# Problem details
Pictures stay out. Extract the lines below from the first one through the line with "YAxis, CartesianGrid, ReferenceArea", both included.

## start

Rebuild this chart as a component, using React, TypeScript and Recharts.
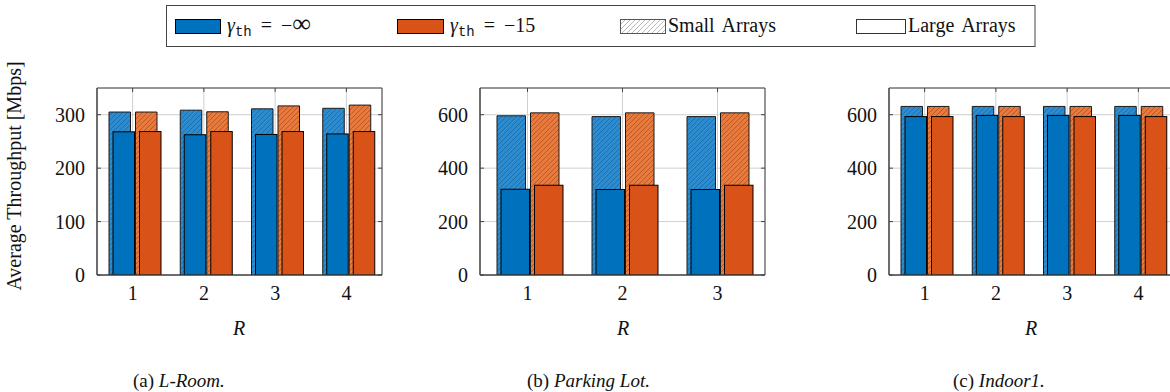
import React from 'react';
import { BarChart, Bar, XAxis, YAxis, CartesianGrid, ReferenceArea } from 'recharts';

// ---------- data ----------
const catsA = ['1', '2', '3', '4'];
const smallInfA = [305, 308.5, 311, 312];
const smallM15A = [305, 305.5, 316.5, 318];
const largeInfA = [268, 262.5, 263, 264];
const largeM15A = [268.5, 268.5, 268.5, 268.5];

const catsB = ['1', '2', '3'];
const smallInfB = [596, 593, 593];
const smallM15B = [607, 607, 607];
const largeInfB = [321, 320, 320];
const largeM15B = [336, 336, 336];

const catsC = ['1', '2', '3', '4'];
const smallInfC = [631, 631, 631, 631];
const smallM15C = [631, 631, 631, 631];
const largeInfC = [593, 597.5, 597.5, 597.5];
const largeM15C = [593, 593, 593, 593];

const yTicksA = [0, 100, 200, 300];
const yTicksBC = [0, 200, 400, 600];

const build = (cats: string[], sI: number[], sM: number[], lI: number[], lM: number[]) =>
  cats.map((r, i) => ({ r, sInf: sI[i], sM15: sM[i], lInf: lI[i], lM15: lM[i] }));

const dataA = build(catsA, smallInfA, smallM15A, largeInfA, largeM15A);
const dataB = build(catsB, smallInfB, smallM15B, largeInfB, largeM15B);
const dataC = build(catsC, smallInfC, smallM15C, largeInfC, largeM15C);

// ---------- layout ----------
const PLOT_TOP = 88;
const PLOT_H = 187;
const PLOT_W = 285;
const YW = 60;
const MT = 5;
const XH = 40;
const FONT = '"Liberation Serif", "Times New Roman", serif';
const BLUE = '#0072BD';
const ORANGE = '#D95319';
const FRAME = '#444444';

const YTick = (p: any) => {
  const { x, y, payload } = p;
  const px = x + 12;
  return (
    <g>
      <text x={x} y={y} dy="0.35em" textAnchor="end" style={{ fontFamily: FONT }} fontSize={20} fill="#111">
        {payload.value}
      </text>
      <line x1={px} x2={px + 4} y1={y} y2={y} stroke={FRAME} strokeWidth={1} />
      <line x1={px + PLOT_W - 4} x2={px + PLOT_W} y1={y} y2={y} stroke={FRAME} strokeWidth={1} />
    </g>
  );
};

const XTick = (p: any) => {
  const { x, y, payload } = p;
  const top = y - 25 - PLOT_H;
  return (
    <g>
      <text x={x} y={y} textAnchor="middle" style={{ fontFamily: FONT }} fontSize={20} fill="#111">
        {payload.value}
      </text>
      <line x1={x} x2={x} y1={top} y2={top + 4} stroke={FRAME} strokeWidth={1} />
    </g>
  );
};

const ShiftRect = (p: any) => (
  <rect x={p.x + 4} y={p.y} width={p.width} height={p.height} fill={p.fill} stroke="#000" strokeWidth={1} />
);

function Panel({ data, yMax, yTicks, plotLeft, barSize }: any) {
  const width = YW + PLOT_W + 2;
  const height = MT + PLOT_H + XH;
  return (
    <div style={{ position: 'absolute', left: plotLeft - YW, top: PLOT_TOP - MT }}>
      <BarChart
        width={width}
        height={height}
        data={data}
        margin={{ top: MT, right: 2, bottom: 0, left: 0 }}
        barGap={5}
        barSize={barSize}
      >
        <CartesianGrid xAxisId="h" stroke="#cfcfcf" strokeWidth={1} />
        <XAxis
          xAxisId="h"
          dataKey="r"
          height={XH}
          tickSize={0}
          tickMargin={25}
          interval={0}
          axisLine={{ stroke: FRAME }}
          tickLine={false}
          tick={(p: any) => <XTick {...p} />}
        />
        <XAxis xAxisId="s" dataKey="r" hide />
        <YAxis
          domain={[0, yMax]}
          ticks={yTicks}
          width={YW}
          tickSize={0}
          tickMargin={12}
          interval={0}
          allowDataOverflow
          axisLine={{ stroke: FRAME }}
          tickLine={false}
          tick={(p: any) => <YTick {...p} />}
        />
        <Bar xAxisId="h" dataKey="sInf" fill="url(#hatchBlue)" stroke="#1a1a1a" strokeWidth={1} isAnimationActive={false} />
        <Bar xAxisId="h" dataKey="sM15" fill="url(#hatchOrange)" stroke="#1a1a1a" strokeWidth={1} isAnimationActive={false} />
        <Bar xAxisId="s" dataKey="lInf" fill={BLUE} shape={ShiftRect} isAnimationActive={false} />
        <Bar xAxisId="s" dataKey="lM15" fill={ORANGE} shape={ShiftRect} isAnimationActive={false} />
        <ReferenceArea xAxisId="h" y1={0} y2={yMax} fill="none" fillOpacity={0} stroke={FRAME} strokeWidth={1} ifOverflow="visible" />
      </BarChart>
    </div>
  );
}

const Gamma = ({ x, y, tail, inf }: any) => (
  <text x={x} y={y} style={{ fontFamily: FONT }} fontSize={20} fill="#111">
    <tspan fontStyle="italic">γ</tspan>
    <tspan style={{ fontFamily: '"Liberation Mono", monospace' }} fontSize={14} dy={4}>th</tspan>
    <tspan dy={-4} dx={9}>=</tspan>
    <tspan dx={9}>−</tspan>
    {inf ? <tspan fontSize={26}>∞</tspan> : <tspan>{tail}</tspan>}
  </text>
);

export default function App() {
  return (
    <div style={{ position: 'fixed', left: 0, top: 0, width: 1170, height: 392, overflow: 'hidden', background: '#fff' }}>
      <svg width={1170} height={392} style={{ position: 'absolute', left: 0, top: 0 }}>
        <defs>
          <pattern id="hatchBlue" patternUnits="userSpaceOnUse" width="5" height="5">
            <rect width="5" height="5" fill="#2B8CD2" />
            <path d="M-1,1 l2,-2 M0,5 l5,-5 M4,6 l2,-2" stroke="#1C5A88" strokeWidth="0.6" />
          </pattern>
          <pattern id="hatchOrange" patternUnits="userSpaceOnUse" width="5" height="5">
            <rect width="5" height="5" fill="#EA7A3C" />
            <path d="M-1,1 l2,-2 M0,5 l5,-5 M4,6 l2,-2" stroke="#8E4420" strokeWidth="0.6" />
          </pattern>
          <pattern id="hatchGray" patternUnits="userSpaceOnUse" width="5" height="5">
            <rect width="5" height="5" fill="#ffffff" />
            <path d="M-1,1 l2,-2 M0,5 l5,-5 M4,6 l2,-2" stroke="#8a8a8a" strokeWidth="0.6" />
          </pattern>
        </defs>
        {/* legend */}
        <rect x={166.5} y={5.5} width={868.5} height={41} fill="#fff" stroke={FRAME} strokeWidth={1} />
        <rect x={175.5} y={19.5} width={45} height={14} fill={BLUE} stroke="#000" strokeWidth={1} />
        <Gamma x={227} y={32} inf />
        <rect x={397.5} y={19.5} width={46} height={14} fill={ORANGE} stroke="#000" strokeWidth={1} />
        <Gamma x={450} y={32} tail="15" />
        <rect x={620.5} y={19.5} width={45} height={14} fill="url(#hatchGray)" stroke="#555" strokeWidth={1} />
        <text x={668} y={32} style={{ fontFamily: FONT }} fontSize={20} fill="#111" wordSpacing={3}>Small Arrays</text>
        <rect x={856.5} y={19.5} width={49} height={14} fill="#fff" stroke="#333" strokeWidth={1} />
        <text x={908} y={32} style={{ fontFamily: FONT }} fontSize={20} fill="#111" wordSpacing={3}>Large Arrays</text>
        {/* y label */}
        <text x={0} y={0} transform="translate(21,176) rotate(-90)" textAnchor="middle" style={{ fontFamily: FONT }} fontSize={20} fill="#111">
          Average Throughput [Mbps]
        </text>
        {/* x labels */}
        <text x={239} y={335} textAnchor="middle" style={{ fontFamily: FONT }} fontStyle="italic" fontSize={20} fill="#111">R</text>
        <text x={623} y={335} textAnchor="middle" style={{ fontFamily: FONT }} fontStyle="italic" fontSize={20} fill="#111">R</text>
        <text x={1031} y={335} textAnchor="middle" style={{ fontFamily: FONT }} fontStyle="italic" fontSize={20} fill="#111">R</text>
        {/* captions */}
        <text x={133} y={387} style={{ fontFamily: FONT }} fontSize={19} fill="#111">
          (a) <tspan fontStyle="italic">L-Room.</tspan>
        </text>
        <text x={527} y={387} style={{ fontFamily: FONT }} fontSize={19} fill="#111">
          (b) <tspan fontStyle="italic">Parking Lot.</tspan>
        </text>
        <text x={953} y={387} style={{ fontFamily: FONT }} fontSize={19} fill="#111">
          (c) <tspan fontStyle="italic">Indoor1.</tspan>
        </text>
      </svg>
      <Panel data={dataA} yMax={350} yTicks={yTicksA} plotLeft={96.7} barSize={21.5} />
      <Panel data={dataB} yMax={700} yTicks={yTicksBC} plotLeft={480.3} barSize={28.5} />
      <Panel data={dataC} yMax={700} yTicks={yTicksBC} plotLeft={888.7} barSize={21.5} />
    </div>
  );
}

## end

# Result
Rebuild this chart as a component, using React, TypeScript and Recharts.
import React from 'react';
import { BarChart, Bar, XAxis, YAxis, CartesianGrid, ReferenceArea } from 'recharts';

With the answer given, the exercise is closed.